When Salad Was Manly

Esquire, 1940: “Salads are really the man’s department... Only a man can make a perfect salad.”
Esquire Classic

The differences between “women’s tastes” and “men’s tastes” are long entrenched in American cultural history. As the stereotype goes, meat is manly and women love salad.

Or is it that simple? A look back at the food writing directed at men in the period following the Second World War reveals a different relationship between men and salad. In this era, making and eating a salad wasn’t frilly and feminine, but was actually one of the most masculine things a man could do.

In a 1940 installment of his long-running Esquire cooking column “Man the Kitchenette,” Iles Brody writes: “salads are really the man’s department… Only a man can make a perfect salad,” which was “never sweet and fussy like a woman’s.” Given the right context, self-confidence, and ingredients, a man could transcend the girly boundaries of vegetables, reasserting his dominance in the kitchen and in his relationship to women. A growing body of instructional literature aimed to teach him how to do it.
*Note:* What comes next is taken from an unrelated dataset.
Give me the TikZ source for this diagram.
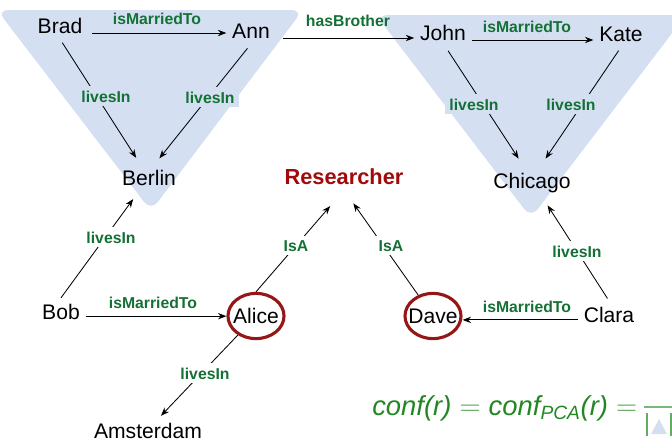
\documentclass[tikz,border=0pt]{standalone}
\usepackage{fontspec}
\setmainfont{Liberation Sans}
\usetikzlibrary{arrows.meta,calc,shapes.geometric,positioning}
\definecolor{groupBlue}{RGB}{212,224,242}
\definecolor{relGreen}{RGB}{20,112,52}
\definecolor{classRed}{RGB}{160,10,10}
\definecolor{ringRed}{RGB}{150,22,22}
\definecolor{confGreen}{RGB}{34,135,34}

\begin{document}
\begin{tikzpicture}[x=0.025cm,y=-0.025cm,
  ent/.style={font=\fontsize{15}{18}\selectfont,inner sep=4pt,anchor=base},
  cls/.style={ent,font=\fontsize{15.5}{18}\selectfont\bfseries,text=classRed},
  ring/.style={ellipse,draw=ringRed,line width=2.2pt,minimum width=1.4cm,
               minimum height=1.13cm,inner xsep=-4pt,inner ysep=0pt,
               font=\fontsize{15}{18}\selectfont},
  rel/.style={-{Stealth[length=6pt,width=4.5pt]},line width=0.6pt},
  lbl/.style={font=\fontsize{11.2}{13}\selectfont\bfseries,text=relGreen,
              inner sep=3pt,anchor=base},
  onblue/.style={fill=groupBlue},
  onwhite/.style={fill=white},
  grp/.style={fill=groupBlue,rounded corners=8pt},
  conf/.style={font=\fontsize{19.5}{23}\selectfont,text=confGreen,inner sep=0pt}
]
  \useasboundingbox (0,0) rectangle (672,441);
  \clip (0,0) rectangle (672,441);

  % groups
  \fill[grp] (-3,10) -- (303,10) -- (151,211) -- cycle;
  \fill[grp] (376,15) -- (686,15) -- (531,218) -- cycle;

  % entities
  \node[ent] (Brad)      at (60,33)   {Brad};
  \node[ent] (Ann)       at (251,38)  {Ann};
  \node[ent] (Berlin)    at (149,185) {Berlin};
  \node[ent] (John)      at (443,40)  {John};
  \node[ent] (Kate)      at (621,41)  {Kate};
  \node[ent] (Chicago)   at (532,188) {Chicago};
  \node[cls] (Researcher) at (344,184) {Researcher};
  \node[ent] (Bob)       at (61,319)  {Bob};
  \node[ring] (Alice)    at (256,316) {Alice};
  \node[ring] (Dave)     at (433,316) {Dave};
  \node[ent] (Clara)     at (609,322) {Clara};
  \node[ent] (Amsterdam) at (148,438) {Amsterdam};

  % ── relations ──
  \draw[rel,shorten <=3pt](Brad.base east)--(Brad.base east -| Ann.west);
  \draw[rel,shorten <=5pt](Ann.base east)--(Ann.base east -| John.west);
  \draw[rel](John.base east)--(John.base east -| Kate.west);
  \draw[rel]([yshift=2pt]Bob.base east)--([yshift=2pt]Bob.base east -| Alice.west);
  \draw[rel]([yshift=1.5pt]Clara.base west)--([yshift=1.5pt]Clara.base west -| Dave.east);

  \draw[rel,shorten <=3pt,shorten >=5pt](Brad.south)--($(Berlin.north)+(-9,0)$);
  \draw[rel,shorten <=4pt,shorten >=5pt](Ann.south)--($(Berlin.north)+(6,0)$);
  \draw[rel,shorten <=4pt,shorten >=7pt]($(John.south)+(2,0)$)--($(Chicago.north)+(-8,0)$);
  \draw[rel,shorten <=3pt,shorten >=7pt](Kate.south)--($(Chicago.north)+(8,0)$);
  \draw[rel,shorten >=7pt](Bob.north)--($(Berlin.south)+(-10,0)$);
  \draw[rel,shorten >=15pt](Alice.north)--(Researcher.south);
  \draw[rel,shorten >=11.5pt](Dave)--(Researcher.south);
  \draw[rel,shorten <=2pt,shorten >=6pt](Clara.north)--($(Chicago.south)+(11,0)$);
  \draw[rel,shorten >=1pt](Alice)--($(Amsterdam.north)+(12,0)$);

  % ── relation labels ──
  \node[lbl] (mBradAnn)   at (157,24)  {isMarriedTo};
  \node[lbl] (bAnnJohn)   at (348,26)  {hasBrother};
  \node[lbl] (mJohnKate)  at (527,32)  {isMarriedTo};
  \node[lbl,onblue] (lBrad) at (106,102) {livesIn};
  \node[lbl,onblue] (lAnn)  at (210,103) {livesIn};
  \node[lbl,onblue] (lJohn) at (474,110) {livesIn};
  \node[lbl,onblue] (lKate) at (571,110) {livesIn};
  \node[lbl,onwhite] (lBob)   at (111,243) {livesIn};
  \node[lbl,onwhite] (iAlice) at (296,251) {IsA};
  \node[lbl,onwhite] (iDave)  at (391,251) {IsA};
  \node[lbl,onwhite] (lClara) at (577,257) {livesIn};
  \node[lbl] (mClaraDave) at (527,312) {isMarriedTo};
  \node[lbl] (mBobAlice)  at (153,308) {isMarriedTo};
  \node[lbl,onwhite] (lAlice) at (205,379) {livesIn};

  % confidence formula
  \node[conf,anchor=base west] (Conf) at (372,415)
      {{\itshape conf(r)}\textcolor{confGreen!80}{$\;=\;$}{\itshape conf\textsubscript{PCA}(r)}\textcolor{confGreen!80}{$\;=$}};
  \draw[confGreen!60,line width=0.8pt](644,407)--(690,407);
  \draw[confGreen!70,line width=1pt](647,413)--(647,436);
  \fill[groupBlue](651,434)--(667,434)--(659,419)--cycle;
  \draw[confGreen!70,line width=1pt](671,413)--(671,436);
\end{tikzpicture}
\end{document}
The era of the manly salad was one of deep anxiety regarding gender roles and labor in American cultural life. In November 1958, Arthur Schlesinger, Jr., wrote a feature for Esquire about the “crisis of American masculinity” facing the nation. When it came to home life, he wrote, “the American man is found as never before as a substitute for wife and mother… The American woman meanwhile takes over more and more of the big decisions, controlling them indirectly when she cannot do so directly.” Esquire was a prime example (along with Playboy, which was launched in 1953) of media that promised to help men through the crisis and teach them how to regain their supposedly lost manhood.

The magazines included guides for dressing, grooming, dating, and—notably—cooking. Celebrity chefs, cookbook authors, and columnists instructed readers on the specific (and chauvinistic) traits of a freewheeling bachelor in the kitchen, creating a full portrait of escapism from the drudgery of breadwinning and nagging from the “little women” in men’s lives. Playboy and Esquire, the Americanist Katharina Vester writes in her 2015 book A Taste of Power, “showed that many of the tasks that were traditionally connoted with women’s authority and labor, such as cooking, could be easily taken over by men (who, if they set their minds to it, would also do a much better job).”